● The request: Extract, exactly as written, each line from the start of the records below to the line containing "bg.set_axis_off()", both ends included; drop the pictures.

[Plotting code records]
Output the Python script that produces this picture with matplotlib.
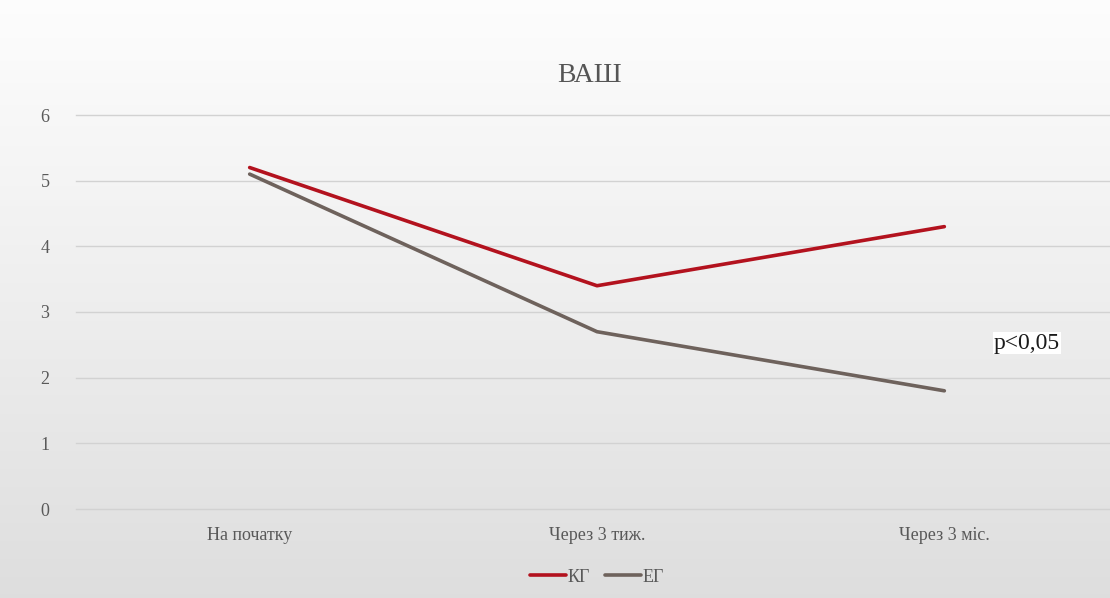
import matplotlib
matplotlib.use("Agg")
import matplotlib.pyplot as plt
import numpy as np

categories = ["На початку", "Через 3 тиж.", "Через 3 міс."]
kg_values = [5.2, 3.4, 4.3]
eg_values = [5.1, 2.7, 1.8]
y_ticks = [0, 1, 2, 3, 4, 5, 6]
title = "ВАШ"
annotation = "p<0,05"

plt.rcParams['font.family'] = ['Liberation Serif', 'DejaVu Serif']

W, H = 1110, 598
fig = plt.figure(figsize=(W / 100, H / 100), dpi=100)

# background gradient
bg = fig.add_axes([0, 0, 1, 1], zorder=0)
grad = np.linspace(0, 1, 256).reshape(-1, 1)
top = np.array([0.99, 0.99, 0.99])
bot = np.array([0.87, 0.87, 0.87])
img = top + (bot - top) * grad[:, :, None] ** 1.1
bg.imshow(img, aspect='auto', extent=[0, 1, 0, 1], origin='upper')
bg.set_axis_off()

# plot area: x from 76px to 1118px, y from 509px(0) to 115px(6)
left = 76 / W
width = (1118 - 76) / W
bottom = 1 - 509 / H
height = (509 - 115) / H
ax = fig.add_axes([left, bottom, width, height], zorder=1)
ax.patch.set_alpha(0)

for t in y_ticks:
    ax.axhline(t, color='#d2d2d2', lw=1, zorder=1, clip_on=False)

x = np.arange(len(categories))
ax.plot(x, kg_values, color='#b3121e', lw=2.6, solid_capstyle='round', zorder=3, label='КГ')
ax.plot(x, eg_values, color='#6e625c', lw=2.6, solid_capstyle='round', zorder=2, label='ЕГ')

ax.set_xlim(-0.5, 2.5)
ax.set_ylim(0, 6)
ax.set_yticks(y_ticks)
ax.set_yticklabels([str(t) for t in y_ticks], fontsize=13, color='#595959')
ax.set_xticks(x)
ax.set_xticklabels(categories, fontsize=13, color='#595959')
ax.tick_params(axis='both', length=0)
ax.tick_params(axis='y', pad=19)
ax.tick_params(axis='x', pad=13)
for s in ax.spines.values():
    s.set_visible(False)

fig.text(590 / W, 1 - 75 / H, title, fontsize=20, color='#555555', ha='center', va='center')

fig.text(1027 / W, 1 - 343 / H, annotation, fontsize=17, color='#1a1a1a', ha='center', va='center',
         bbox=dict(facecolor='white', edgecolor='none', pad=0.5))

leg = fig.legend(loc='center', bbox_to_anchor=(597 / W, 1 - 577 / H), ncol=2, frameon=False,
                 fontsize=13, handlelength=2.0, handletextpad=0.1, columnspacing=0.8)
for t in leg.get_texts():
    t.set_color('#595959')

fig.savefig("out.png", dpi=100)
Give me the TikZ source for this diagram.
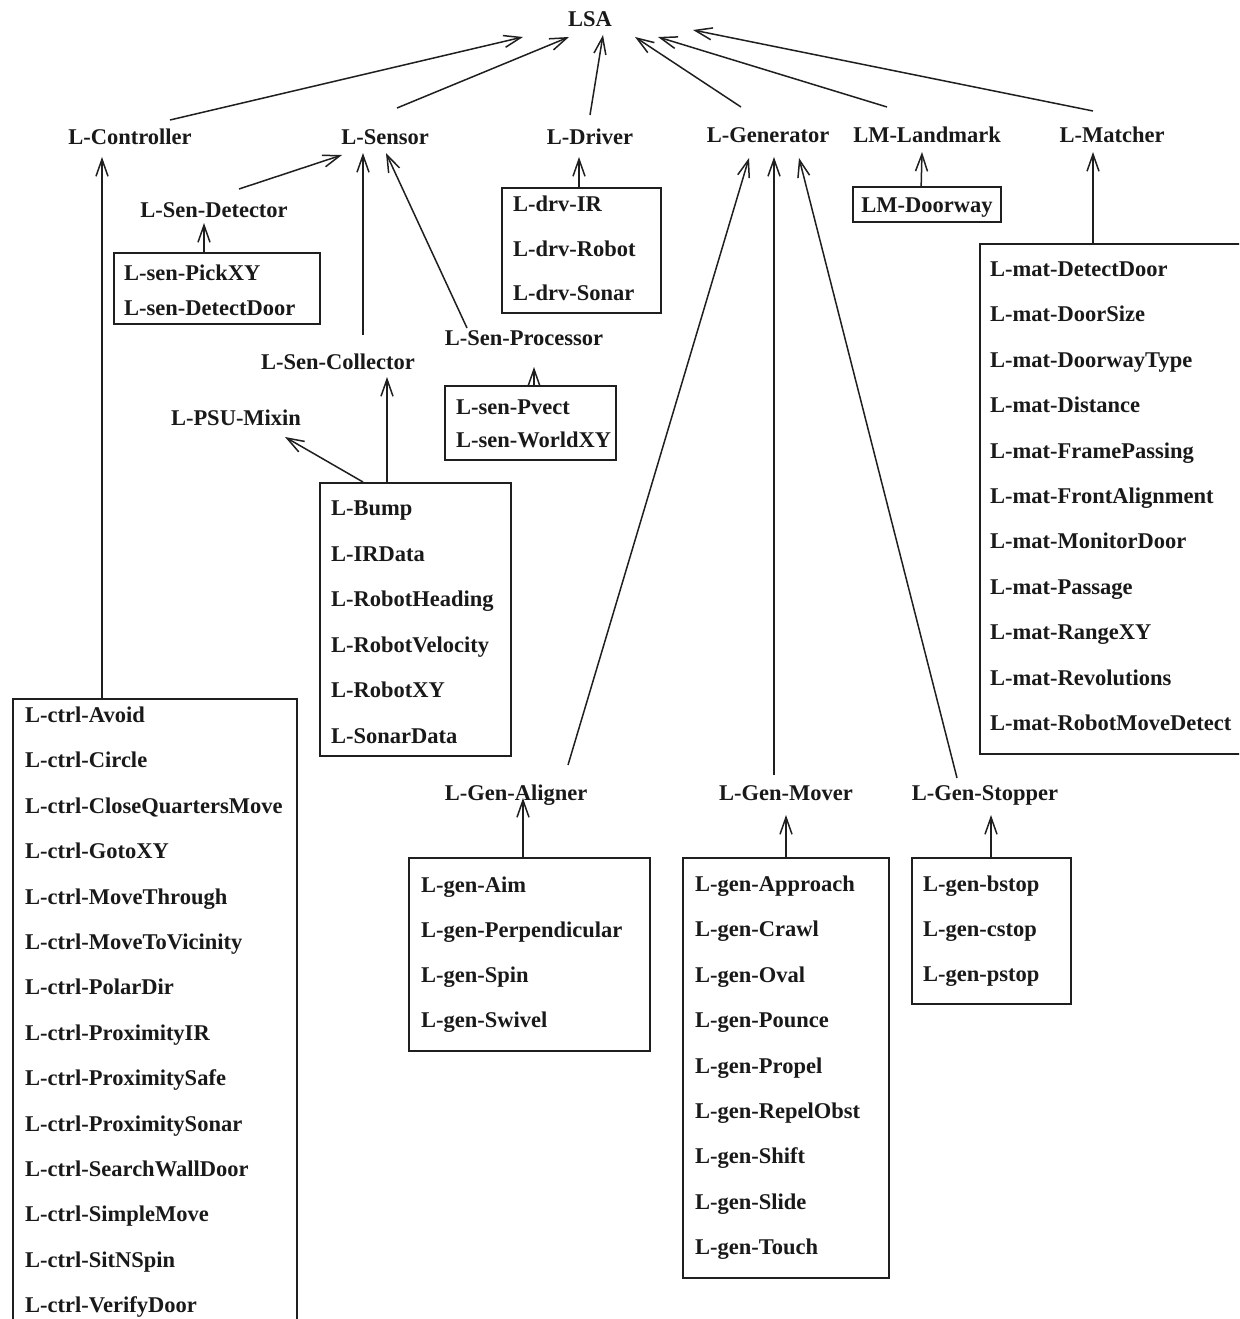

● Answer below:
Output the Python script that produces this picture with matplotlib.
import matplotlib
matplotlib.use("Agg")
import matplotlib.pyplot as plt
import numpy as np

categories = ["На початку", "Через 3 тиж.", "Через 3 міс."]
kg_values = [5.2, 3.4, 4.3]
eg_values = [5.1, 2.7, 1.8]
y_ticks = [0, 1, 2, 3, 4, 5, 6]
title = "ВАШ"
annotation = "p<0,05"

plt.rcParams['font.family'] = ['Liberation Serif', 'DejaVu Serif']

W, H = 1110, 598
fig = plt.figure(figsize=(W / 100, H / 100), dpi=100)

# background gradient
bg = fig.add_axes([0, 0, 1, 1], zorder=0)
grad = np.linspace(0, 1, 256).reshape(-1, 1)
top = np.array([0.99, 0.99, 0.99])
bot = np.array([0.87, 0.87, 0.87])
img = top + (bot - top) * grad[:, :, None] ** 1.1
bg.imshow(img, aspect='auto', extent=[0, 1, 0, 1], origin='upper')
bg.set_axis_off()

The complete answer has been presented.